The recruiting process for the technology sector has been touted as recruiters to be one of the toughest. Human resource management veterans and recruiters have said that a multitude of problems arise while conducting the process. The more prominent ones among these problems are outlined below:

  1. Failure to attract top candidates: Any company looking to optimize its output and revenue would want to employ the absolute finest candidates. Most HR managers put the best of their efforts towards recruiting highly-qualified candidates from the finest educational institutes. However, these candidates enjoy the privilege of multiple offers and often end up choosing other companies owing to better salaries, facilities or sometimes, due to a company taking too long to respond. A company’s inability to carve a separate niche for itself in front of prospective employees harms its hiring prospects.
  2. Lack of understanding: Another problem plaguing the process is a lack of understanding between the parties involved. This is especially common in cases where the recruitment process involves hiring managers and recruiters. Any misunderstanding or lack of correspondence between them adversely affects the hiring chances of the firm. On another note, if the recruiters lack understanding of the field they are looking to recruit talent for, chances of bad hiring are substantially higher.

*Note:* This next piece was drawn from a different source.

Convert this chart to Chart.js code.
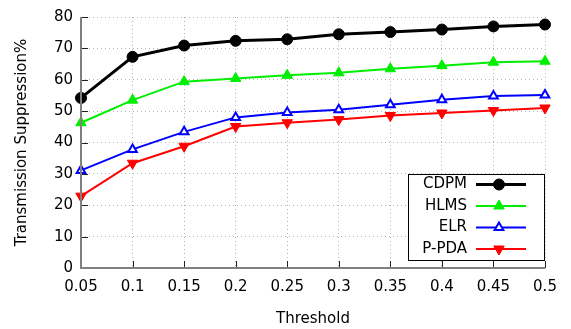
<!DOCTYPE html>
<html>
<head>
<meta charset="utf-8">
<script src="https://cdn.jsdelivr.net/npm/chart.js@4"></script>
<style>
  html, body { margin: 0; padding: 0; background: #fff; }
  #wrap { width: 571px; height: 329px; }
</style>
</head>
<body>
<div id="wrap"><canvas id="lineChart"></canvas></div>
<script>
// chart data
const thresholds = ['0.05', '0.1', '0.15', '0.2', '0.25', '0.3', '0.35', '0.4', '0.45', '0.5'];
const cdpm = [54.2, 67.3, 70.9, 72.4, 72.9, 74.5, 75.2, 76.0, 77.0, 77.6];
const hlms = [46.3, 53.5, 59.4, 60.4, 61.4, 62.2, 63.5, 64.5, 65.6, 65.9];
const elr = [31.1, 37.8, 43.4, 48.0, 49.6, 50.4, 52.0, 53.6, 54.8, 55.1];
const ppda = [22.9, 33.4, 38.8, 45.1, 46.3, 47.3, 48.6, 49.4, 50.2, 51.0];
const yTicks = [0, 10, 20, 30, 40, 50, 60, 70, 80];

const FONT = 'DejaVu Sans';
const AXIS_GREY = '#808080';

// solid axis lines + gnuplot-like inward tick marks
const innerTicks = {
    id: 'innerTicks',
    afterDatasetsDraw(chart) {
        const ctx = chart.ctx;
        const area = chart.chartArea;
        const xs = chart.scales.x, ys = chart.scales.y;
        ctx.save();
        ctx.strokeStyle = '#222';
        ctx.lineWidth = 1;
        ctx.beginPath();
        thresholds.forEach(function (t, i) {
            const px = Math.round(xs.getPixelForValue(i)) + 0.5;
            ctx.moveTo(px, area.bottom);
            ctx.lineTo(px, area.bottom - 7);
        });
        yTicks.forEach(function (v) {
            const py = Math.round(ys.getPixelForValue(v)) + 0.5;
            ctx.moveTo(area.left, py);
            ctx.lineTo(area.left + 7, py);
        });
        ctx.stroke();
        ctx.strokeStyle = AXIS_GREY;
        ctx.lineWidth = 2;
        ctx.beginPath();
        ctx.moveTo(area.left, area.top);
        ctx.lineTo(area.left, area.bottom);
        ctx.lineTo(area.right, area.bottom);
        ctx.stroke();
        ctx.restore();
    }
};

// legend box: label on the left, line sample with marker on the right
const boxLegend = {
    id: 'boxLegend',
    afterDraw(chart) {
        const ctx = chart.ctx;
        const area = chart.chartArea;
        const w = 136, h = 86;
        const x0 = area.right - w - 1, y0 = area.bottom - h - 8;
        ctx.save();
        ctx.fillStyle = '#fff';
        ctx.fillRect(x0, y0, w, h);
        ctx.strokeStyle = '#000';
        ctx.lineWidth = 1;
        ctx.setLineDash([]);
        ctx.strokeRect(x0 + 0.5, y0 + 0.5, w, h);
        ctx.font = '15px "' + FONT + '"';
        ctx.textAlign = 'right';
        ctx.textBaseline = 'middle';
        chart.data.datasets.forEach(function (ds, i) {
            const cy = y0 + 10.5 + i * 21.5;
            ctx.fillStyle = '#000';
            ctx.fillText(ds.label, x0 + 59, cy);
            ctx.strokeStyle = ds.borderColor;
            ctx.lineWidth = ds.borderWidth;
            ctx.beginPath();
            ctx.moveTo(x0 + 68, cy);
            ctx.lineTo(x0 + 118, cy);
            ctx.stroke();
            ctx.fillStyle = ds.pointBackgroundColor;
            ctx.strokeStyle = ds.borderColor;
            ctx.lineWidth = ds.pointBorderWidth;
            Chart.helpers.drawPoint(ctx, {
                pointStyle: ds.pointStyle,
                rotation: ds.pointRotation || 0,
                radius: ds.pointRadius,
                borderWidth: ds.pointBorderWidth
            }, x0 + 91, cy);
        });
        ctx.restore();
    }
};

function series(label, data, color, style, opts) {
    return Object.assign({
        label: label,
        data: data,
        borderColor: color,
        backgroundColor: color,
        pointBackgroundColor: color,
        pointBorderColor: color,
        pointStyle: style,
        pointRadius: 6,
        pointBorderWidth: 1,
        borderWidth: 2,
        tension: 0
    }, opts || {});
}

new Chart(document.getElementById('lineChart'), {
    type: 'line',
    data: {
        labels: thresholds,
        datasets: [
            series('CDPM', cdpm, '#000000', 'circle', { pointRadius: 5.5, borderWidth: 3 }),
            series('HLMS', hlms, '#00ee00', 'triangle', { pointRadius: 6 }),
            series('ELR', elr, '#0000ff', 'triangle', { pointRadius: 5, pointBackgroundColor: '#ffffff', pointBorderWidth: 2 }),
            series('P-PDA', ppda, '#ff0000', 'triangle', { pointRadius: 6, pointRotation: 180 })
        ]
    },
    options: {
        responsive: true,
        maintainAspectRatio: false,
        animation: false,
        layout: { padding: { left: 0, right: 26, top: 17, bottom: 0 } },
        plugins: {
            legend: { display: false },
            tooltip: { enabled: false }
        },
        scales: {
            x: {
                type: 'category',
                offset: false,
                afterFit: function (s) { s.height = 61; },
                grid: {
                    color: '#b4b4b4',
                    lineWidth: 1,
                    drawTicks: false
                },
                border: { display: false, dash: [1, 3] },
                ticks: {
                    color: '#000',
                    padding: 10,
                    maxRotation: 0,
                    autoSkip: false,
                    font: { family: FONT, size: 15 }
                },
                title: {
                    display: true,
                    text: 'Threshold',
                    color: '#000',
                    padding: { top: 0, bottom: 1 },
                    font: { family: FONT, size: 15 }
                }
            },
            y: {
                min: 0,
                max: 80,
                afterFit: function (s) { s.width = 81; },
                grid: {
                    color: '#b4b4b4',
                    lineWidth: 1,
                    drawTicks: false
                },
                border: { display: false, dash: [1, 3] },
                ticks: {
                    stepSize: 10,
                    color: '#000',
                    padding: 8,
                    font: { family: FONT, size: 15 }
                },
                title: {
                    display: true,
                    text: 'Transmission Suppression%',
                    color: '#000',
                    padding: { top: 13, bottom: 0 },
                    font: { family: FONT, size: 15 }
                }
            }
        }
    },
    plugins: [innerTicks, boxLegend]
});
</script>
</body>
</html>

  3. Inability to match quality with speed: Companies complain that one of the biggest drawbacks of the entire hiring process is that it fails to efficiently collaborate the speed of the process with the quality of the candidates. Any company looking to optimize its process would be looking to hire the best quality of candidates possible in as short a timeframe as possible. This is owing to the fact that the hiring process is long and tedious, as chalked out above, taking up a substantial amount of time and resources and marred by strenuous rounds of administrative duties. However, hiring a suitable, well-qualified candidate often takes up a longer period of time. Hence, companies often have to make the uncomfortable choice between a longer, costly process to find a talented candidate and a shorter, effective process that would come up with a candidate relatively less-talented.

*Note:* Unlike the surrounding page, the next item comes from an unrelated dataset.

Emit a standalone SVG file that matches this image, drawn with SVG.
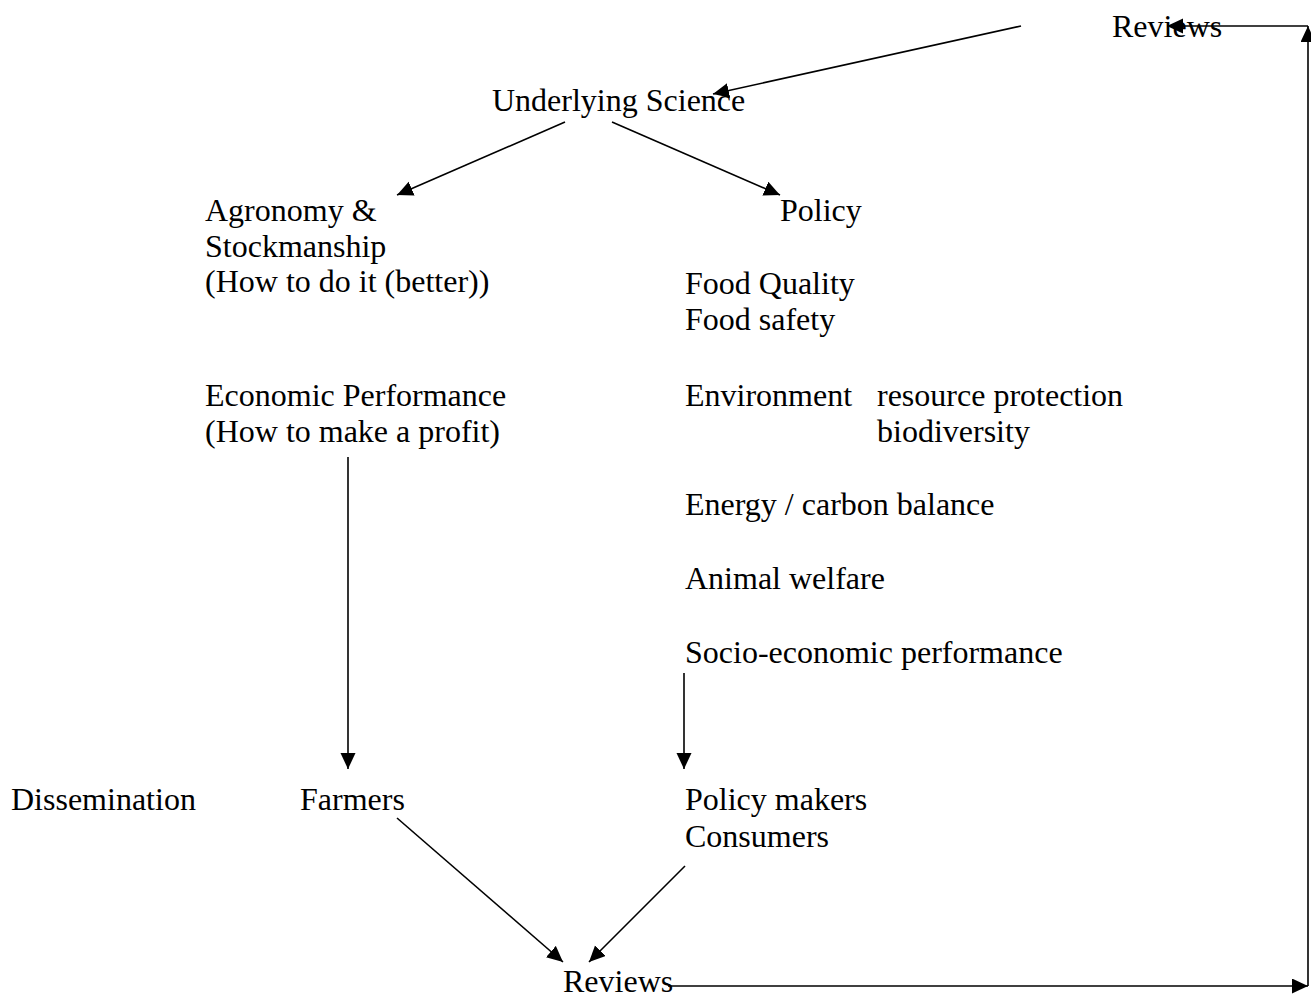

  4. Lack of talent in the candidate pool: In contrast to the issue of having to deal with over-qualified candidates, firms often face the problem of a severe lack in talent in their prospective candidate pool. Candidates for a particular job profile or field might be lacking if the position or field requires a highly-specific skill set or specialized knowledge. In this case, vacancies become tough to fill up. Moreover, candidates show tendencies of not being able to stand up to the standards outlined by the skills and experience mentioned in their CV, a problem that takes serious manifestations upon the company performance if the hiring process does not include enough selection tests. In addition to this, there is the added pressure of ensuring that a talent’s skills and personality both match and efficiently delve into the existing work culture. A glitch on this issue might again affect company process as the skills of a new talent has little use if the skills do not align efficiently with the skills and culture of the existing employees.
  5. The Millennial Issue: With the passage of time, the old generation is gradually retiring which implies that most of the current workforce and nearly all of the future workforce of any company is going to belong to the new generation – the millennials, largely, and Generation Z, in small amounts as far as internships are concerned. The new, young generations work substantially differently from their predecessors, throwing new challenges at recruiters. The two generations’ affinity for technology has been a boon to recruiters as they adapt quickly to any changes in systems as compared to the older generation. However, the new generations demand a more flexible working atmosphere, working on constant communication, regular feedback and the blurring of hierarchies in the workplace. Moreover, millennials have a marked tendency of fluidity in their employment decisions, jumping from job to job in their goal to learn something new, building a network and build their profile. As a matter of fact, millennials are prone to changing their entire careers at times. These tendencies among the younger generation are some of the biggest problems faced by companies as it leads to an atmosphere of inconsistency that reflects poorly on the company’s profile as a prospective employer.

Conclusion

To say that these are the only problems faced by companies would be an understatement. Technology companies face multitudes of obstacles in their process of hiring suitable candidates and are constantly involved in brainstorming solutions to them. Some tried-and-tested solutions include presenting an attractive employee prospectus, highlighting the pros of working in one’s company and the conducive environment. Millennials can be pacified by introducing flexible working rules or by engaging senior members of the firm in the mentorship of the young ones, giving them a reason to stay. While none of these methods provide a sure-shot solution to any of the issues, they are the first steps to allaying as many issues as possible in a process that is as difficult as it is significant. Firm heads and HR departments from all over the world frequently come up with new and unique solutions to the challenges they face.